Boosting electrocatalytic performance and durability of Pt nanoparticles by conductive MO2−x (M = Ti, Zr) supports

Metal oxides, especially TiO2, have been studied as an alternative support to replace the carbon in the conventional Pt/C catalysts for their high electrochemical stability at high electrode potentials. The low conductivity of metal oxides has been a big hurdle. In this work, we successfully overcome this issue by forming conductive MO2−x (M = Ti and Zr) through solid state reduction with NaBH4. The temperature of the reaction has turned out to be a crucial parameter to obtain highly conductive MO2−x.
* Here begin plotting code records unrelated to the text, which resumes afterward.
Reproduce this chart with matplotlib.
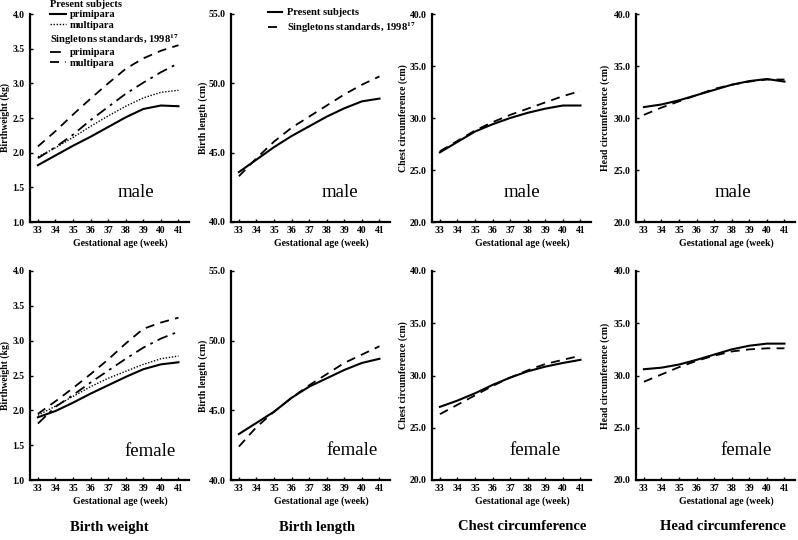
import matplotlib
matplotlib.use("Agg")
import matplotlib.pyplot as plt
from matplotlib.lines import Line2D

plt.rcParams["font.family"] = ["Liberation Serif", "DejaVu Serif"]
plt.rcParams["mathtext.fontset"] = "stix"

weeks = [33, 34, 35, 36, 37, 38, 39, 40, 41]

# ---- Birth weight (kg) ----
bw_m_present_primi = [1.82, 1.96, 2.10, 2.23, 2.37, 2.51, 2.63, 2.68, 2.67]
bw_m_present_multi = [1.94, 2.07, 2.22, 2.38, 2.53, 2.67, 2.79, 2.87, 2.90]
bw_m_single_primi = [1.92, 2.08, 2.26, 2.47, 2.66, 2.85, 3.01, 3.16, 3.29]
bw_m_single_multi = [2.09, 2.31, 2.55, 2.78, 3.00, 3.21, 3.36, 3.47, 3.55]
bw_f_present_primi = [1.90, 1.99, 2.11, 2.24, 2.36, 2.48, 2.59, 2.66, 2.69]
bw_f_present_multi = [1.93, 2.06, 2.20, 2.34, 2.46, 2.56, 2.66, 2.74, 2.78]
bw_f_single_primi = [1.81, 2.05, 2.22, 2.40, 2.57, 2.74, 2.90, 3.03, 3.13]
bw_f_single_multi = [1.95, 2.13, 2.32, 2.52, 2.73, 2.96, 3.17, 3.26, 3.33]

# ---- Birth length (cm) ----
bl_m_present = [43.6, 44.5, 45.4, 46.2, 46.9, 47.6, 48.2, 48.7, 48.9]
bl_m_single = [43.3, 44.6, 45.8, 46.8, 47.6, 48.4, 49.2, 49.9, 50.5]
bl_f_present = [43.3, 44.1, 44.9, 45.9, 46.7, 47.3, 47.9, 48.4, 48.7]
bl_f_single = [42.4, 43.8, 44.9, 45.9, 46.8, 47.6, 48.4, 49.0, 49.6]

# ---- Chest circumference (cm) ----
cc_m_present = [26.7, 27.7, 28.7, 29.4, 30.0, 30.5, 30.9, 31.2, 31.2]
cc_m_single = [26.8, 27.8, 28.8, 29.6, 30.3, 30.9, 31.5, 32.1, 32.6]
cc_f_present = [27.0, 27.6, 28.3, 29.1, 29.8, 30.4, 30.85, 31.2, 31.5]
cc_f_single = [26.3, 27.2, 28.1, 29.0, 29.8, 30.5, 31.1, 31.5, 31.9]

# ---- Head circumference (cm) ----
hc_m_present = [31.05, 31.3, 31.7, 32.2, 32.7, 33.2, 33.55, 33.75, 33.5]
hc_m_single = [30.3, 31.0, 31.6, 32.2, 32.8, 33.2, 33.5, 33.7, 33.7]
hc_f_present = [30.6, 30.75, 31.05, 31.5, 32.0, 32.5, 32.85, 33.05, 33.05]
hc_f_single = [29.4, 30.1, 30.8, 31.4, 31.9, 32.3, 32.5, 32.6, 32.6]

measure_titles = ["Birth weight", "Birth length", "Chest circumference", "Head circumference"]
ylabels = ["Birthweight (kg)", "Birth length (cm)", "Chest circumference (cm)", "Head circumference (cm)"]
ylims = [(1.0, 4.0), (40.0, 55.0), (20.0, 40.0), (20.0, 40.0)]
yticks = [[1.0, 1.5, 2.0, 2.5, 3.0, 3.5, 4.0], [40.0, 45.0, 50.0, 55.0],
          [20.0, 25.0, 30.0, 35.0, 40.0], [20.0, 25.0, 30.0, 35.0, 40.0]]
sex_labels = ["male", "female"]
xlabel_text = "Gestational age (week)"

# styles
st_solid = dict(color="black", lw=1.5, ls="-")
st_dot = dict(color="black", lw=1.0, ls=(0, (1, 1.2)))
st_dashdot = dict(color="black", lw=1.3, ls=(0, (6, 3, 1.5, 3)))
st_dash = dict(color="black", lw=1.3, ls=(0, (5, 3.5)))

W, H = 798, 540
fig = plt.figure(figsize=(W / 100, H / 100), dpi=100)
col_left = [30, 231, 432, 636]
axw = 159
rows_px = [(14, 222), (271, 480)]
ylab_x = [-0.126, -0.145, -0.151, -0.164]
sex_pos = [[(0.667, 0.14), (0.686, 0.144), (0.566, 0.144), (0.61, 0.144)],
           [(0.755, 0.134), (0.761, 0.143), (0.648, 0.139), (0.692, 0.139)]]

series = {
    (0, 0): [(bw_m_present_primi, st_solid), (bw_m_present_multi, st_dot),
             (bw_m_single_primi, st_dashdot), (bw_m_single_multi, st_dash)],
    (1, 0): [(bw_f_present_primi, st_solid), (bw_f_present_multi, st_dot),
             (bw_f_single_primi, st_dashdot), (bw_f_single_multi, st_dash)],
    (0, 1): [(bl_m_present, st_solid), (bl_m_single, st_dash)],
    (1, 1): [(bl_f_present, st_solid), (bl_f_single, st_dash)],
    (0, 2): [(cc_m_present, st_solid), (cc_m_single, st_dash)],
    (1, 2): [(cc_f_present, st_solid), (cc_f_single, st_dash)],
    (0, 3): [(hc_m_present, st_solid), (hc_m_single, st_dash)],
    (1, 3): [(hc_f_present, st_solid), (hc_f_single, st_dash)],
}

axes = {}
for r in range(2):
    top, bot = rows_px[r]
    for c in range(4):
        ax = fig.add_axes([col_left[c] / W, 1 - bot / H, axw / W, (bot - top) / H])
        axes[(r, c)] = ax
        for vals, st in series[(r, c)]:
            ax.plot(weeks, vals, **st)
        ax.set_xlim(32.55, 41.6)
        ax.set_ylim(*ylims[c])
        ax.set_xticks(weeks)
        ax.set_yticks(yticks[c])
        ax.set_yticklabels([f"{v:.1f}" for v in yticks[c]])
        for s in ["top", "right"]:
            ax.spines[s].set_visible(False)
        for s in ["left", "bottom"]:
            ax.spines[s].set_linewidth(1.6)
        ax.tick_params(axis="both", direction="in", length=2.5, width=1.0,
                       labelsize=7, pad=4)
        ax.tick_params(axis="x", pad=3)
        for lab in ax.get_xticklabels() + ax.get_yticklabels():
            lab.set_fontweight("bold")
        ax.set_ylabel(ylabels[c], fontsize=7, fontweight="bold")
        ax.yaxis.set_label_coords(ylab_x[c], 0.5)
        ax.set_xlabel(xlabel_text, fontsize=7, fontweight="bold")
        ax.xaxis.set_label_coords(0.57, -0.08)
        sx, sy = sex_pos[r][c]
        ax.text(sx, sy, sex_labels[r], transform=ax.transAxes, ha="center",
                va="center", fontsize=13.5)
        ax.patch.set_alpha(0)

# bottom titles
title_cx = [109, 317, 522, 723]
for c in range(4):
    fig.text(title_cx[c] / W, 1 - 527 / H, measure_titles[c], ha="center",
             va="center", fontsize=10.5, fontweight="bold")

# legends (birth weight panel)
ax0 = axes[(0, 0)]
leg_font = dict(family="Liberation Serif", weight="bold", size=7.6)
h_pp = Line2D([], [], **st_solid)
h_pm = Line2D([], [], **st_dot)
h_sp = Line2D([], [], **st_dashdot)
h_sm = Line2D([], [], **st_dash)
leg1 = ax0.legend([h_pp, h_pm], ["primipara", "multipara"],
                  title="Present subjects", title_fontproperties=leg_font,
                  prop=leg_font, alignment="left", frameon=False,
                  loc="upper left", bbox_to_anchor=(50 / W, 1 - 0 / H),
                  bbox_transform=fig.transFigure, borderpad=0, borderaxespad=0,
                  handlelength=1.5, handletextpad=0.35, labelspacing=0.1)
ax0.add_artist(leg1)
leg2 = ax0.legend([h_sp, h_sm], ["primipara", "multipara"],
                  title=r"Singletons standards, 1998$^{\mathbf{17}}$",
                  title_fontproperties=leg_font, prop=leg_font,
                  alignment="left", frameon=False, loc="upper left",
                  bbox_to_anchor=(50 / W, 1 - 32 / H),
                  bbox_transform=fig.transFigure, borderpad=0, borderaxespad=0,
                  handlelength=1.5, handletextpad=0.35, labelspacing=0.1)

# legend (birth length panel)
ax1 = axes[(0, 1)]
h_p = Line2D([], [], **st_solid)
h_s = Line2D([], [], **st_dash)
ax1.legend([h_p, h_s], ["Present subjects", r"Singletons standards, 1998$^{\mathbf{17}}$"],
           prop=leg_font, frameon=False, loc="upper left",
           bbox_to_anchor=(268 / W, 1 - 8 / H), bbox_transform=fig.transFigure,
           borderpad=0, borderaxespad=0, handlelength=1.35, handletextpad=0.45,
           labelspacing=0.22)

fig.savefig("out.png", dpi=100)
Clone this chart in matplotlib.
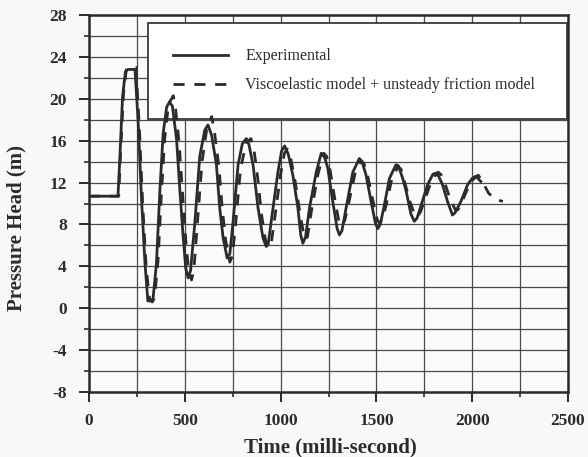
import matplotlib.pyplot as plt
from matplotlib.ticker import MultipleLocator

plt.rcParams['axes.unicode_minus'] = False

# Experimental pressure head trace (time in ms, head in m)
exp_t = [0, 151, 160, 175, 190, 203, 240, 257, 274, 292, 307, 333, 352, 370, 387, 405, 420, 435,
         457, 474, 491, 505, 517, 530, 552, 578, 604, 621, 640, 665, 682, 700, 721, 735, 752, 778,
         800, 821, 835, 856, 882, 908, 925, 935, 951, 986, 1005, 1021, 1040, 1064, 1090, 1105,
         1116, 1130, 1151, 1186, 1212, 1228, 1246, 1272, 1295, 1307, 1320, 1342, 1377, 1411,
         1425, 1446, 1472, 1495, 1507, 1520, 1542, 1568, 1602, 1615, 1637, 1655, 1680, 1698,
         1712, 1733, 1767, 1795, 1811, 1825, 1845, 1871, 1897, 1910, 1941, 1976, 2000, 2019, 2045]
exp_h = [10.7, 10.7, 14.0, 20.2, 22.6, 22.8, 22.8, 17.6, 10.4, 4.3, 0.7, 0.7, 4.3, 11.3, 16.7, 19.2, 19.7, 19.3,
         16.1, 11.3, 6.9, 3.8, 2.9, 3.6, 8.1, 14.5, 17.0, 17.5, 16.5, 13.7, 9.6, 6.7, 4.8, 5.2, 8.3, 13.7,
         15.7, 16.2, 15.6, 13.7, 9.6, 6.7, 5.9, 6.1, 8.3, 13.0, 15.0, 15.5, 14.7, 12.7, 9.6, 7.0,
         6.2, 6.8, 9.6, 13.0, 14.8, 14.5, 13.4, 10.2, 7.6, 7.0, 7.4, 9.6, 13.0, 14.3,
         14.0, 12.7, 10.2, 8.1, 7.6, 8.0, 9.9, 12.4, 13.7, 13.6, 12.4, 11.2, 9.0, 8.3,
         8.6, 9.8, 11.8, 12.8, 12.9, 12.6, 11.8, 10.2, 8.9, 9.1, 10.2, 11.8, 12.4, 12.6, 12.1]

# Viscoelastic model + unsteady friction model
mod_t = [0, 155, 165, 180, 195, 210, 245, 262, 280, 298, 315, 330, 342, 360, 378, 395, 415, 440,
         452, 470, 488, 505, 520, 535, 547, 565, 590, 615, 640, 655, 678, 695, 713, 735, 748, 765,
         790, 820, 845, 862, 880, 900, 920, 938, 952, 970, 1000, 1020, 1035, 1052, 1075, 1100,
         1125, 1140, 1160, 1195, 1225, 1240, 1258, 1285, 1305, 1318, 1335, 1355, 1390, 1420,
         1435, 1455, 1485, 1505, 1518, 1535, 1555, 1580, 1612, 1628, 1648, 1675, 1700, 1712,
         1730, 1755, 1790, 1822, 1840, 1860, 1885, 1912, 1925, 1950, 1985, 2015, 2032, 2050,
         2085, 2120, 2160]
mod_h = [10.7, 10.7, 15.0, 20.5, 22.8, 23.0, 23.0, 17.5, 10.0, 4.0, 1.0, 0.6, 1.0, 4.5, 11.0, 16.2, 19.5, 20.3,
         19.0, 15.8, 11.0, 6.5, 3.5, 2.7, 3.6, 8.0, 14.0, 17.2, 18.3, 16.8, 13.5, 9.6, 6.5, 4.4, 5.0, 8.0,
         13.2, 15.8, 16.2, 15.0, 12.5, 9.0, 6.6, 5.8, 6.3, 8.7, 12.8, 14.8, 15.2, 14.4, 12.2, 9.2,
         6.6, 6.8, 9.2, 12.8, 14.8, 14.5, 13.2, 10.2, 8.2, 7.8, 8.4, 10.0, 13.0, 14.1,
         13.8, 12.6, 10.0, 8.4, 8.1, 8.7, 10.2, 12.3, 13.5, 13.3, 12.0, 10.2, 8.9, 8.7,
         9.2, 10.5, 12.3, 13.0, 12.7, 11.8, 10.4, 9.4, 9.4, 10.3, 11.8, 12.5, 12.7, 12.2,
         11.0, 10.4, 10.2]

ink = '#2b2b2b'
serif = ['Liberation Serif', 'DejaVu Serif']

fig = plt.figure(figsize=(5.88, 4.57), dpi=100, facecolor='#f8f8f8')
ax = fig.add_axes([0.1514, 0.1422, 0.8146, 0.825])
ax.set_facecolor('#fbfbfb')

ax.plot(exp_t, exp_h, color=ink, lw=2.0, label='Experimental', zorder=3)
ax.plot(mod_t, mod_h, color=ink, lw=2.0, dashes=(4, 3.5),
        label='Viscoelastic model + unsteady friction model', zorder=4)

ax.set_xlim(0, 2500)
ax.set_ylim(-8, 28)
ax.xaxis.set_major_locator(MultipleLocator(500))
ax.xaxis.set_minor_locator(MultipleLocator(250))
ax.yaxis.set_major_locator(MultipleLocator(4))
ax.yaxis.set_minor_locator(MultipleLocator(2))
ax.grid(True, which='both', color='#4a4a4a', lw=0.9)
ax.set_axisbelow(True)

ax.tick_params(which='major', direction='out', length=7, width=1.4, color=ink)
ax.tick_params(which='minor', direction='out', length=3.5, width=1.2, color=ink)
ax.tick_params(axis='x', which='major', pad=8)
ax.tick_params(axis='y', which='major', pad=9)
for lab in ax.get_xticklabels() + ax.get_yticklabels():
    lab.set_family(serif)
    lab.set_fontweight('bold')
    lab.set_fontsize(12.5)
    lab.set_color(ink)
for s in ax.spines.values():
    s.set_linewidth(1.8)
    s.set_color(ink)

ax.set_xlabel('Time (milli-second)', family=serif, fontweight='bold', fontsize=15, color=ink)
ax.set_ylabel('Pressure Head (m)', family=serif, fontweight='bold', fontsize=15, color=ink)
ax.xaxis.set_label_coords(0.503, -0.146)
ax.xaxis.label.set_va('center')
ax.yaxis.set_label_coords(-0.152, 0.435)
ax.yaxis.label.set_va('center')

leg = ax.legend(loc='upper left', bbox_to_anchor=(0.123, 0.979, 0.875, 0.0), mode='expand',
                prop={'family': serif, 'size': 11.5}, frameon=True, fancybox=False,
                handlelength=3.4, handletextpad=1.1, borderpad=1.6, labelspacing=0.8,
                borderaxespad=0)
leg.get_frame().set_edgecolor(ink)
leg.get_frame().set_linewidth(1.2)
leg.get_frame().set_facecolor('white')
leg.get_frame().set_alpha(1)
leg.set_zorder(2.5)  # curves pass over the legend box as in the scan
for t in leg.get_texts():
    t.set_color(ink)

fig.savefig('out.png', dpi=100, facecolor=fig.get_facecolor())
Pt/MO2−x catalysts were prepared by depositing Pt nanoparticles (NPs) on MO2−x supports whose analysis data, show that the Pt NPs are uniformly deposited on the surface of MO2−x supports and that there is a strong electronic interaction between Pt NPs and MO2−x supports. The electrocatalysis of Pt/MO2−x catalysts for oxygen reduction reaction (ORR) has been studied. Pt/MO2−x catalysts show significantly enhanced mass activity (MA) and specific activity (SA) from those of Pt/C catalyst. More importantly, Pt/MO2−x catalysts show a superior long-term durability. After 50,000 cycles of durability test, Pt/T370 catalyst retains 75%/84% of initial MA/SA, and Pt/Z438 catalyst retains 81%/88% of initial MA/SA, while Pt/C catalyst keeps only 36%/56% of initial MA/SA after 30,000 cycles. The significantly enhanced ORR performance of Pt/MO2−x catalysts is attributed to the strong metal-support interaction (SMSI) effect between MO2−x and Pt NPs as well as the high conductivity of MO2−x supports. We believe Pt/MO2−x catalysts are a promising form of electrocatalysts that can replace the presently dominating but not quite satisfactory Pt/C in fuel cell applications.